▶ _DIRECTIVE_
Exclude the pictures, then repeat the remaining data exactly.

▶ _DATASET CONTENT_
• • •

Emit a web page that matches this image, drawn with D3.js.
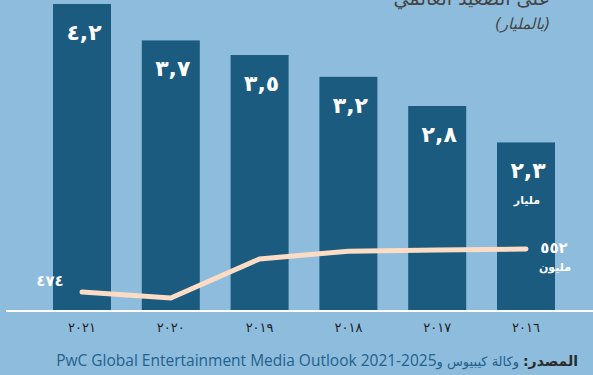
<!DOCTYPE html>
<html lang="ar">
<head>
<meta charset="utf-8">
<script src="https://cdn.jsdelivr.net/npm/d3@7"></script>
<style>
  html, body { margin: 0; padding: 0; background: #8ebcdc; }
  svg { display: block; }
</style>
</head>
<body>
<svg id="chart" width="593" height="375"></svg>
<script>
// Years, left to right
const years = ["٢٠٢١", "٢٠٢٠", "٢٠١٩", "٢٠١٨", "٢٠١٧", "٢٠١٦"];
// Revenue in billions (bars)
const billions = [4.2, 3.7, 3.5, 3.2, 2.8, 2.3];
const billionLabels = ["٤,٢", "٣,٧", "٣,٥", "٣,٢", "٢,٨", "٢,٣"];
// Users in millions (line)
const millions = [474, 463, 534, 548, 550, 552];
const firstMillionLabel = "٤٧٤";
const lastMillionLabel = "٥٥٢";

const W = 593, H = 375;
const svg = d3.select("#chart");

svg.append("rect").attr("width", W).attr("height", H).attr("fill", "#8ebcdc");

const x = d3.scaleBand().domain(years).range([53, 555]).paddingInner(0.347).paddingOuter(0);
const y = d3.scaleLinear().domain([0, 4.2]).range([310, 4]);
const yLine = d3.scaleLinear().domain([400, 600]).range([332.8, 222.5]);

const arabicFont = "'DejaVu Sans', sans-serif";

// title (its upper part runs off the top edge)
svg.append("text")
  .attr("x", 550).attr("y", 5)
  .attr("direction", "rtl")
  .attr("text-anchor", "start")
  .attr("font-family", arabicFont)
  .attr("font-size", 19)
  .attr("fill", "#444")
  .text("على الصعيد العالمي");

svg.append("text")
  .attr("x", 550).attr("y", 29)
  .attr("direction", "rtl")
  .attr("text-anchor", "start")
  .attr("font-family", arabicFont)
  .attr("font-style", "italic")
  .attr("font-size", 15)
  .attr("fill", "#444")
  .text("(بالمليار)");

// bars
svg.append("g").selectAll("rect")
  .data(years)
  .join("rect")
  .attr("x", d => x(d))
  .attr("y", (d, i) => y(billions[i]))
  .attr("width", x.bandwidth())
  .attr("height", (d, i) => y(0) - y(billions[i]))
  .attr("fill", "#1a5b7f");

// bar value labels
svg.append("g").selectAll("text")
  .data(years)
  .join("text")
  .attr("x", d => x(d) + x.bandwidth() / 2 + 2)
  .attr("y", (d, i) => y(billions[i]) + 36)
  .attr("text-anchor", "middle")
  .attr("direction", "ltr")
  .attr("font-family", arabicFont)
  .attr("font-weight", "bold")
  .attr("font-size", 22)
  .attr("letter-spacing", 4)
  .attr("fill", "#fff")
  .text((d, i) => billionLabels[i]);

// unit under the last bar label
const lastYear = years[years.length - 1];
svg.append("text")
  .attr("x", x(lastYear) + x.bandwidth() / 2 + 1)
  .attr("y", y(billions[billions.length - 1]) + 62)
  .attr("direction", "rtl")
  .attr("text-anchor", "middle")
  .attr("font-family", arabicFont)
  .attr("font-weight", "bold")
  .attr("font-size", 11)
  .attr("fill", "#fff")
  .text("مليار");

// baseline
svg.append("line")
  .attr("x1", 6).attr("x2", W)
  .attr("y1", 311).attr("y2", 311)
  .attr("stroke", "#fff").attr("stroke-width", 2);

// millions line
const line = d3.line()
  .x((d, i) => x(years[i]) + x.bandwidth() / 2)
  .y(d => yLine(d));

svg.append("path")
  .datum(millions)
  .attr("d", line)
  .attr("fill", "none")
  .attr("stroke", "#fcdcc4")
  .attr("stroke-width", 5)
  .attr("stroke-linecap", "round")
  .attr("stroke-linejoin", "miter");

const firstX = x(years[0]) + x.bandwidth() / 2;
const lastX = x(lastYear) + x.bandwidth() / 2;

svg.append("text")
  .attr("x", firstX - 32).attr("y", yLine(millions[0]) - 6)
  .attr("text-anchor", "middle")
  .attr("font-family", arabicFont)
  .attr("font-weight", "bold")
  .attr("font-size", 15)
  .attr("letter-spacing", 1)
  .attr("fill", "#fff")
  .text(firstMillionLabel);

svg.append("text")
  .attr("x", lastX + 28).attr("y", yLine(millions[millions.length - 1]) + 4)
  .attr("text-anchor", "middle")
  .attr("font-family", arabicFont)
  .attr("font-weight", "bold")
  .attr("font-size", 15)
  .attr("letter-spacing", 1)
  .attr("fill", "#fff")
  .text(lastMillionLabel);

svg.append("text")
  .attr("x", lastX + 29).attr("y", yLine(millions[millions.length - 1]) + 22)
  .attr("direction", "rtl")
  .attr("text-anchor", "middle")
  .attr("font-family", arabicFont)
  .attr("font-weight", "bold")
  .attr("font-size", 11)
  .attr("fill", "#fff")
  .text("مليون");

// x axis labels
const xAxis = d3.axisBottom(x).tickSize(0).tickPadding(0);
const gx = svg.append("g").attr("transform", "translate(0,323)").call(xAxis);
gx.select(".domain").remove();
gx.selectAll("text")
  .attr("font-family", arabicFont)
  .attr("font-size", 13)
  .attr("letter-spacing", 1.5)
  .attr("fill", "#1e1e1e");

// source line, composed right to left
const src = svg.append("g");
const rightEdge = 578, srcY = 366;
const t1 = src.append("text")
  .attr("x", rightEdge).attr("y", srcY)
  .attr("direction", "rtl").attr("text-anchor", "start")
  .attr("font-family", arabicFont).attr("font-weight", "bold")
  .attr("font-size", 14).attr("fill", "#2b2b2b")
  .text("المصدر:");
const w1 = t1.node().getComputedTextLength();
const t2 = src.append("text")
  .attr("x", rightEdge - w1 - 4).attr("y", srcY)
  .attr("direction", "rtl").attr("text-anchor", "start")
  .attr("font-family", arabicFont)
  .attr("font-size", 13).attr("fill", "#24618c")
  .text("وكالة كيبيوس و");
const w2 = t2.node().getComputedTextLength();
src.append("text")
  .attr("x", rightEdge - w1 - 4 - w2).attr("y", srcY)
  .attr("text-anchor", "end")
  .attr("font-family", "'Open Sans', sans-serif")
  .attr("font-size", 15.5).attr("fill", "#24618c")
  .text("PwC Global Entertainment Media Outlook 2021-2025");
</script>
</body>
</html>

• • •

▶ _RESPONSE TO THE TASK_
Emit a web page that matches this image, drawn with D3.js.
<!DOCTYPE html>
<html lang="ar">
<head>
<meta charset="utf-8">
<script src="https://cdn.jsdelivr.net/npm/d3@7"></script>
<style>
  html, body { margin: 0; padding: 0; background: #8ebcdc; }
  svg { display: block; }
</style>
</head>
<body>
<svg id="chart" width="593" height="375"></svg>
<script>
// Years, left to right
const years = ["٢٠٢١", "٢٠٢٠", "٢٠١٩", "٢٠١٨", "٢٠١٧", "٢٠١٦"];
// Revenue in billions (bars)
const billions = [4.2, 3.7, 3.5, 3.2, 2.8, 2.3];
const billionLabels = ["٤,٢", "٣,٧", "٣,٥", "٣,٢", "٢,٨", "٢,٣"];
// Users in millions (line)
const millions = [474, 463, 534, 548, 550, 552];
const firstMillionLabel = "٤٧٤";
const lastMillionLabel = "٥٥٢";

const W = 593, H = 375;
const svg = d3.select("#chart");

svg.append("rect").attr("width", W).attr("height", H).attr("fill", "#8ebcdc");

const x = d3.scaleBand().domain(years).range([53, 555]).paddingInner(0.347).paddingOuter(0);
const y = d3.scaleLinear().domain([0, 4.2]).range([310, 4]);
const yLine = d3.scaleLinear().domain([400, 600]).range([332.8, 222.5]);

const arabicFont = "'DejaVu Sans', sans-serif";

// title (its upper part runs off the top edge)
svg.append("text")
  .attr("x", 550).attr("y", 5)
  .attr("direction", "rtl")
  .attr("text-anchor", "start")
  .attr("font-family", arabicFont)
  .attr("font-size", 19)
  .attr("fill", "#444")
  .text("على الصعيد العالمي");

svg.append("text")
  .attr("x", 550).attr("y", 29)
  .attr("direction", "rtl")
  .attr("text-anchor", "start")
  .attr("font-family", arabicFont)
  .attr("font-style", "italic")
  .attr("font-size", 15)
  .attr("fill", "#444")
  .text("(بالمليار)");

// bars
svg.append("g").selectAll("rect")
  .data(years)
  .join("rect")
  .attr("x", d => x(d))
  .attr("y", (d, i) => y(billions[i]))
  .attr("width", x.bandwidth())
  .attr("height", (d, i) => y(0) - y(billions[i]))
  .attr("fill", "#1a5b7f");

// bar value labels
svg.append("g").selectAll("text")
  .data(years)
  .join("text")
  .attr("x", d => x(d) + x.bandwidth() / 2 + 2)
  .attr("y", (d, i) => y(billions[i]) + 36)
  .attr("text-anchor", "middle")
  .attr("direction", "ltr")
  .attr("font-family", arabicFont)
  .attr("font-weight", "bold")
  .attr("font-size", 22)
  .attr("letter-spacing", 4)
  .attr("fill", "#fff")
  .text((d, i) => billionLabels[i]);

// unit under the last bar label
const lastYear = years[years.length - 1];
svg.append("text")
  .attr("x", x(lastYear) + x.bandwidth() / 2 + 1)
  .attr("y", y(billions[billions.length - 1]) + 62)
  .attr("direction", "rtl")
  .attr("text-anchor", "middle")
  .attr("font-family", arabicFont)
  .attr("font-weight", "bold")
  .attr("font-size", 11)
  .attr("fill", "#fff")
  .text("مليار");

// baseline
svg.append("line")
  .attr("x1", 6).attr("x2", W)
  .attr("y1", 311).attr("y2", 311)
  .attr("stroke", "#fff").attr("stroke-width", 2);

// millions line
const line = d3.line()
  .x((d, i) => x(years[i]) + x.bandwidth() / 2)
  .y(d => yLine(d));

svg.append("path")
  .datum(millions)
  .attr("d", line)
  .attr("fill", "none")
  .attr("stroke", "#fcdcc4")
  .attr("stroke-width", 5)
  .attr("stroke-linecap", "round")
  .attr("stroke-linejoin", "miter");

const firstX = x(years[0]) + x.bandwidth() / 2;
const lastX = x(lastYear) + x.bandwidth() / 2;

svg.append("text")
  .attr("x", firstX - 32).attr("y", yLine(millions[0]) - 6)
  .attr("text-anchor", "middle")
  .attr("font-family", arabicFont)
  .attr("font-weight", "bold")
  .attr("font-size", 15)
  .attr("letter-spacing", 1)
  .attr("fill", "#fff")
  .text(firstMillionLabel);

svg.append("text")
  .attr("x", lastX + 28).attr("y", yLine(millions[millions.length - 1]) + 4)
  .attr("text-anchor", "middle")
  .attr("font-family", arabicFont)
  .attr("font-weight", "bold")
  .attr("font-size", 15)
  .attr("letter-spacing", 1)
  .attr("fill", "#fff")
  .text(lastMillionLabel);

svg.append("text")
  .attr("x", lastX + 29).attr("y", yLine(millions[millions.length - 1]) + 22)
  .attr("direction", "rtl")
  .attr("text-anchor", "middle")
  .attr("font-family", arabicFont)
  .attr("font-weight", "bold")
  .attr("font-size", 11)
  .attr("fill", "#fff")
  .text("مليون");

// x axis labels
const xAxis = d3.axisBottom(x).tickSize(0).tickPadding(0);
const gx = svg.append("g").attr("transform", "translate(0,323)").call(xAxis);
gx.select(".domain").remove();
gx.selectAll("text")
  .attr("font-family", arabicFont)
  .attr("font-size", 13)
  .attr("letter-spacing", 1.5)
  .attr("fill", "#1e1e1e");

// source line, composed right to left
const src = svg.append("g");
const rightEdge = 578, srcY = 366;
const t1 = src.append("text")
  .attr("x", rightEdge).attr("y", srcY)
  .attr("direction", "rtl").attr("text-anchor", "start")
  .attr("font-family", arabicFont).attr("font-weight", "bold")
  .attr("font-size", 14).attr("fill", "#2b2b2b")
  .text("المصدر:");
const w1 = t1.node().getComputedTextLength();
const t2 = src.append("text")
  .attr("x", rightEdge - w1 - 4).attr("y", srcY)
  .attr("direction", "rtl").attr("text-anchor", "start")
  .attr("font-family", arabicFont)
  .attr("font-size", 13).attr("fill", "#24618c")
  .text("وكالة كيبيوس و");
const w2 = t2.node().getComputedTextLength();
src.append("text")
  .attr("x", rightEdge - w1 - 4 - w2).attr("y", srcY)
  .attr("text-anchor", "end")
  .attr("font-family", "'Open Sans', sans-serif")
  .attr("font-size", 15.5).attr("fill", "#24618c")
  .text("PwC Global Entertainment Media Outlook 2021-2025");
</script>
</body>
</html>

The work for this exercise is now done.